Swedish soprano (born 1993)

Johanna Wallroth (born 1993) is a Swedish operatic soprano who made an international career in opera and concert.

== Life and career ==
Born in Sweden in 1993, Wallroth took ballet classes and sang in the children's chorus of the Royal Swedish Opera. She first trained to become a dancer at the Royal Swedish Ballet school, and then studied voice, from 2016 at the University of Music and Performing Arts Vienna, where she graduated.

She made her operatic debut as Barbarina in Mozart's Le nozze di figaro in 2013 at the Ulriksdal Palace Theatre in Stockholm, conducted by Arnold Östman. She appeared in Vienna as Eurydice in Gluck's Orfeo ed Euridice in a performance of the university, and as Despina in Mozart's Così fan tutte at the Schlosstheater Schönbrunn, where she returned as Gretel in Humperdinck's Hänsel und Gretel and as Susanna in Le nozze di figaro. She performed Mozart's Pamina in Die Zauberflöte at the Gnessin State Musical College, Ismene in Telemann's Orpheus at Vadstena Castle, and both Sandmännchen and Taumännchen in Hänsel und Gretel for NorrlandsOperan in Umeå. In 2019 she won the Mirjam Helin Competition. She then became a member of the Vienna State Opera's studio in 2020, earning the Birgit Nilsson scholarship of 2021.

In 2022, Wallroth returned to Stockholm where she soloed as Leocasta in Vivaldi's Il Giustino

In 2023, she was named as one of eight New Generation Artists of the BBC for the period 2023 to 2025.

=== Opera ===
In 2023 Wallroth was Barbarina again in a new production of the Vienna State Opera directed by Barrie Kosky.
In July 2024 she sang Cleopatra at Glyndebourne in two performances of Giulio Cesare.

=== Concert ===
Wallroth is classical artist in residence with the Swedish Radio Symphony Orchestra for the 2022/23 and 2023/24 seasons, performing works such as Alban Berg's Seven Early Songs, conducted by Daniel Harding, and Schubert's Mass No. 6, conducted by András Schiff.
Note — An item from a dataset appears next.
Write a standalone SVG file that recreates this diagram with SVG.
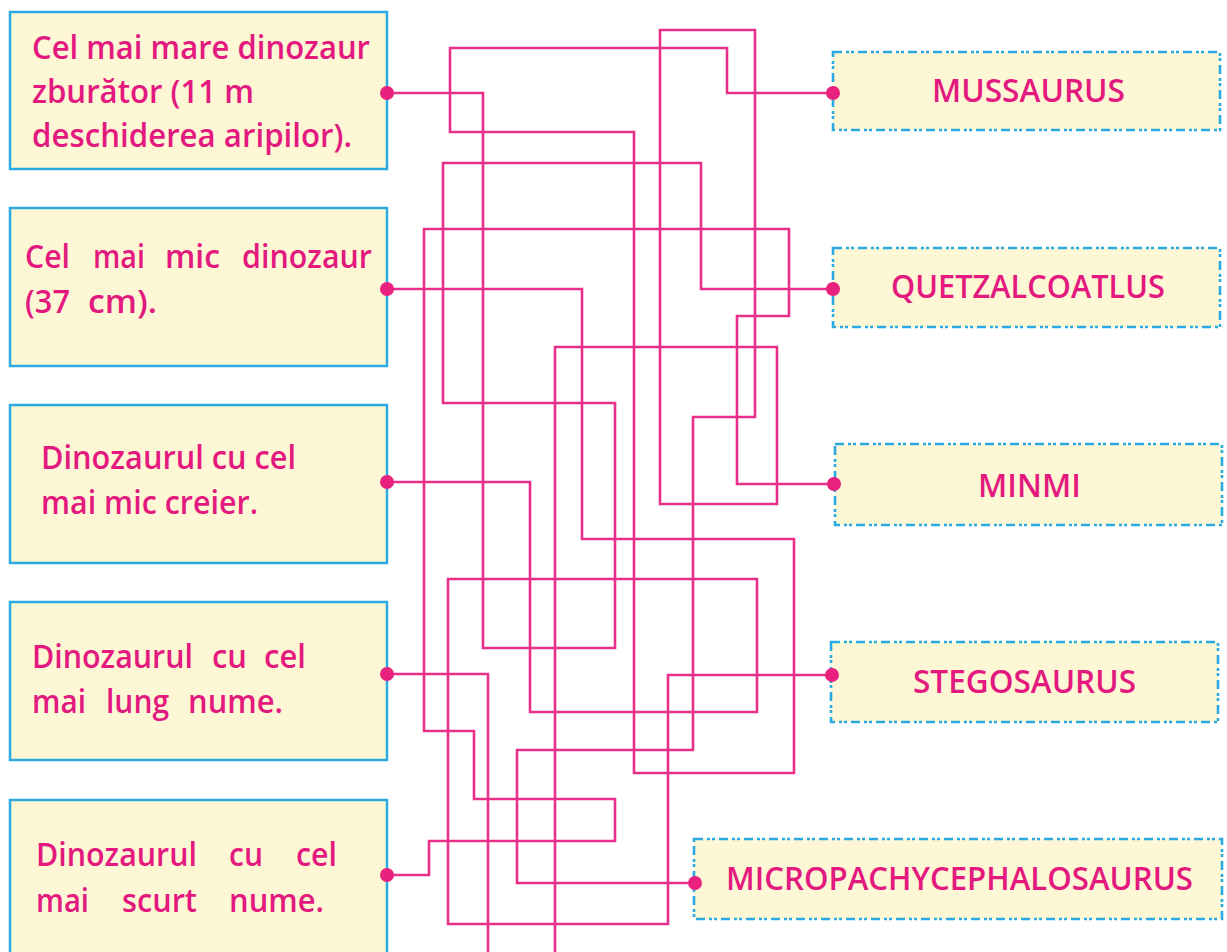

She performed the soprano solo of Beethoven's Ninth Symphony in a New Year's concert with the Rundfunk-Sinfonieorchester Berlin conducted by Vladimir Jurowski. She appeared at the Vienna Musikverein in the spring of 2023, singing in Pergolesi's Stabat Mater and Mozart's Coronation Mass with the Orchester Wiener Akademie conducted by Martin Haselböck.

Wallroth appeared at the 2023 Rheingau Musik Festival in a concert at Eberbach Abbey of Mahler's Fourth Symphony, with the Oslo Philharmonic conducted by Klaus Mäkelä. A reviewer from the FAZ wrote about an approach of both depth and lightness, while a reviewer from the Frankfurter Rundschau noted her grandiose interpretation of the music's absurdity and lust ("Irrwitz und Lust").